> _Material_
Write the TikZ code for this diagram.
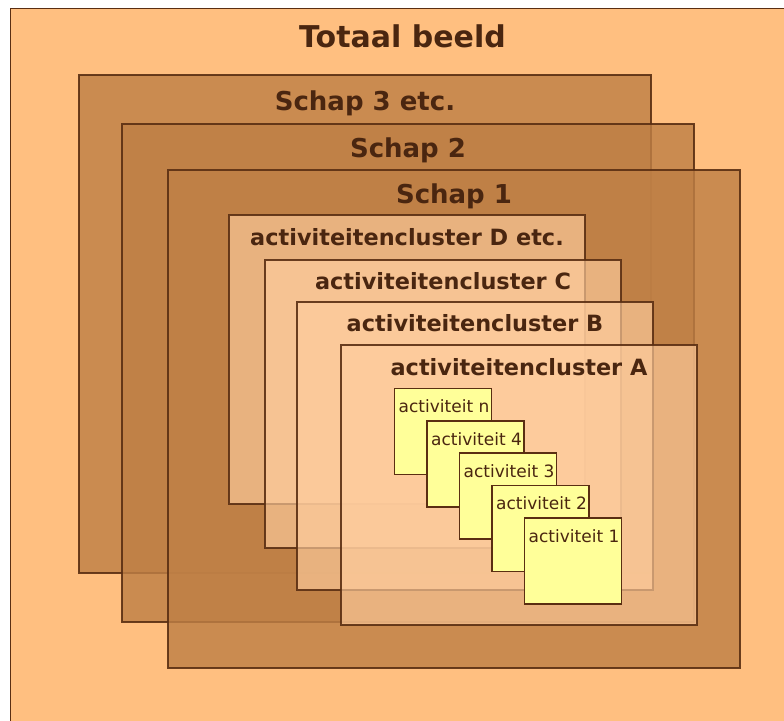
\documentclass[tikz,border=0pt]{standalone}
\usepackage{fontspec}
\setmainfont{DejaVu Sans}
\definecolor{bgorange}{HTML}{FFBF80}
\definecolor{schapfill}{HTML}{BF8046}
\definecolor{clusterfill}{HTML}{FFCD9E}
\definecolor{actfill}{HTML}{FFFF99}
\definecolor{edgebrown}{HTML}{5A2E12}
\definecolor{textbrown}{HTML}{4A2610}
\tikzset{
  x=1pt, y=-1pt,
  frame/.style={draw=edgebrown, line width=1.8pt, anchor=north west, inner sep=0pt, outer sep=0pt},
  outerbox/.style={frame, line width=1.2pt, fill=bgorange},
  schapbox/.style={frame, fill=schapfill, fill opacity=0.82, draw opacity=0.9, minimum width=572pt, minimum height=498pt},
  clusterbox/.style={frame, fill=clusterfill, fill opacity=0.65, draw opacity=0.9, minimum width=356pt},
  actbox/.style={frame, fill=actfill, minimum width=97pt, minimum height=86pt},
  titletext/.style={anchor=base, inner sep=0pt, text=textbrown, font=\bfseries\fontsize{30}{36}\selectfont},
  schaptext/.style={anchor=base, inner sep=0pt, text=textbrown, font=\bfseries\fontsize{26}{31}\selectfont},
  clustertext/.style={anchor=base, inner sep=0pt, text=textbrown, font=\bfseries\fontsize{22.4}{27}\selectfont},
  acttext/.style={anchor=base west, inner sep=0pt, text=textbrown, font=\fontsize{17}{20}\selectfont},
}
\begin{document}
\begin{tikzpicture}
\useasboundingbox (0,0) rectangle (784,720);
\fill[white] (0,0) rectangle (784,720);
\begin{scope}
\clip (0,0) rectangle (784,720);
\node[outerbox, minimum width=790pt, minimum height=720pt] (total) at (10.5,8.5) {};
\end{scope}
\node[titletext] (totaltxt) at (402.5,47.5) {Totaal beeld};

\node[schapbox] (s3) at (79,75) {};
\node[schaptext] (s3txt) at (365,110.5) {Schap 3 etc.};
\node[schapbox] (s2) at (122,124) {};
\node[schaptext] (s2txt) at (408,157.5) {Schap 2};
\node[schapbox] (s1) at (168,170) {};
\node[schaptext] (s1txt) at (454,203.5) {Schap 1};

\node[clusterbox, minimum height=289pt] (cd) at (229,215) {};
\node[clustertext] (cdtxt) at (407,245.7) {activiteitencluster D etc.};
\node[clusterbox, minimum height=288pt] (cc) at (265,260) {};
\node[clustertext] (cctxt) at (443,289.5) {activiteitencluster C};
\node[clusterbox, minimum height=288pt] (cb) at (297,302) {};
\node[clustertext] (cbtxt) at (475,331.7) {activiteitencluster B};
\node[clusterbox, minimum height=280pt] (ca) at (341,345) {};
\node[clustertext] (catxt) at (519,375) {activiteitencluster A};

\node[actbox] (an) at (394.5,388.5) {};
\node[acttext] (antxt) at (398.5,412.8) {activiteit n};
\node[actbox] (a4) at (427,420.8) {};
\node[acttext] (a4txt) at (431,445.1) {activiteit 4};
\node[actbox] (a3) at (459.5,453.1) {};
\node[acttext] (a3txt) at (463.5,477.4) {activiteit 3};
\node[actbox] (a2) at (492,485.4) {};
\node[acttext] (a2txt) at (496,509.7) {activiteit 2};
\node[actbox] (a1) at (524.5,517.7) {};
\node[acttext] (a1txt) at (528.5,542) {activiteit 1};
\end{tikzpicture}
\end{document}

> _Task_
Reproduce the listing word for word and omit its pictures.

> _Solution for this problem_
Write the TikZ code for this diagram.
\documentclass[tikz,border=0pt]{standalone}
\usepackage{fontspec}
\setmainfont{DejaVu Sans}
\definecolor{bgorange}{HTML}{FFBF80}
\definecolor{schapfill}{HTML}{BF8046}
\definecolor{clusterfill}{HTML}{FFCD9E}
\definecolor{actfill}{HTML}{FFFF99}
\definecolor{edgebrown}{HTML}{5A2E12}
\definecolor{textbrown}{HTML}{4A2610}
\tikzset{
  x=1pt, y=-1pt,
  frame/.style={draw=edgebrown, line width=1.8pt, anchor=north west, inner sep=0pt, outer sep=0pt},
  outerbox/.style={frame, line width=1.2pt, fill=bgorange},
  schapbox/.style={frame, fill=schapfill, fill opacity=0.82, draw opacity=0.9, minimum width=572pt, minimum height=498pt},
  clusterbox/.style={frame, fill=clusterfill, fill opacity=0.65, draw opacity=0.9, minimum width=356pt},
  actbox/.style={frame, fill=actfill, minimum width=97pt, minimum height=86pt},
  titletext/.style={anchor=base, inner sep=0pt, text=textbrown, font=\bfseries\fontsize{30}{36}\selectfont},
  schaptext/.style={anchor=base, inner sep=0pt, text=textbrown, font=\bfseries\fontsize{26}{31}\selectfont},
  clustertext/.style={anchor=base, inner sep=0pt, text=textbrown, font=\bfseries\fontsize{22.4}{27}\selectfont},
  acttext/.style={anchor=base west, inner sep=0pt, text=textbrown, font=\fontsize{17}{20}\selectfont},
}
\begin{document}
\begin{tikzpicture}
\useasboundingbox (0,0) rectangle (784,720);
\fill[white] (0,0) rectangle (784,720);
\begin{scope}
\clip (0,0) rectangle (784,720);
\node[outerbox, minimum width=790pt, minimum height=720pt] (total) at (10.5,8.5) {};
\end{scope}
\node[titletext] (totaltxt) at (402.5,47.5) {Totaal beeld};

\node[schapbox] (s3) at (79,75) {};
\node[schaptext] (s3txt) at (365,110.5) {Schap 3 etc.};
\node[schapbox] (s2) at (122,124) {};
\node[schaptext] (s2txt) at (408,157.5) {Schap 2};
\node[schapbox] (s1) at (168,170) {};
\node[schaptext] (s1txt) at (454,203.5) {Schap 1};

\node[clusterbox, minimum height=289pt] (cd) at (229,215) {};
\node[clustertext] (cdtxt) at (407,245.7) {activiteitencluster D etc.};
\node[clusterbox, minimum height=288pt] (cc) at (265,260) {};
\node[clustertext] (cctxt) at (443,289.5) {activiteitencluster C};
\node[clusterbox, minimum height=288pt] (cb) at (297,302) {};
\node[clustertext] (cbtxt) at (475,331.7) {activiteitencluster B};
\node[clusterbox, minimum height=280pt] (ca) at (341,345) {};
\node[clustertext] (catxt) at (519,375) {activiteitencluster A};

\node[actbox] (an) at (394.5,388.5) {};
\node[acttext] (antxt) at (398.5,412.8) {activiteit n};
\node[actbox] (a4) at (427,420.8) {};
\node[acttext] (a4txt) at (431,445.1) {activiteit 4};
\node[actbox] (a3) at (459.5,453.1) {};
\node[acttext] (a3txt) at (463.5,477.4) {activiteit 3};
\node[actbox] (a2) at (492,485.4) {};
\node[acttext] (a2txt) at (496,509.7) {activiteit 2};
\node[actbox] (a1) at (524.5,517.7) {};
\node[acttext] (a1txt) at (528.5,542) {activiteit 1};
\end{tikzpicture}
\end{document}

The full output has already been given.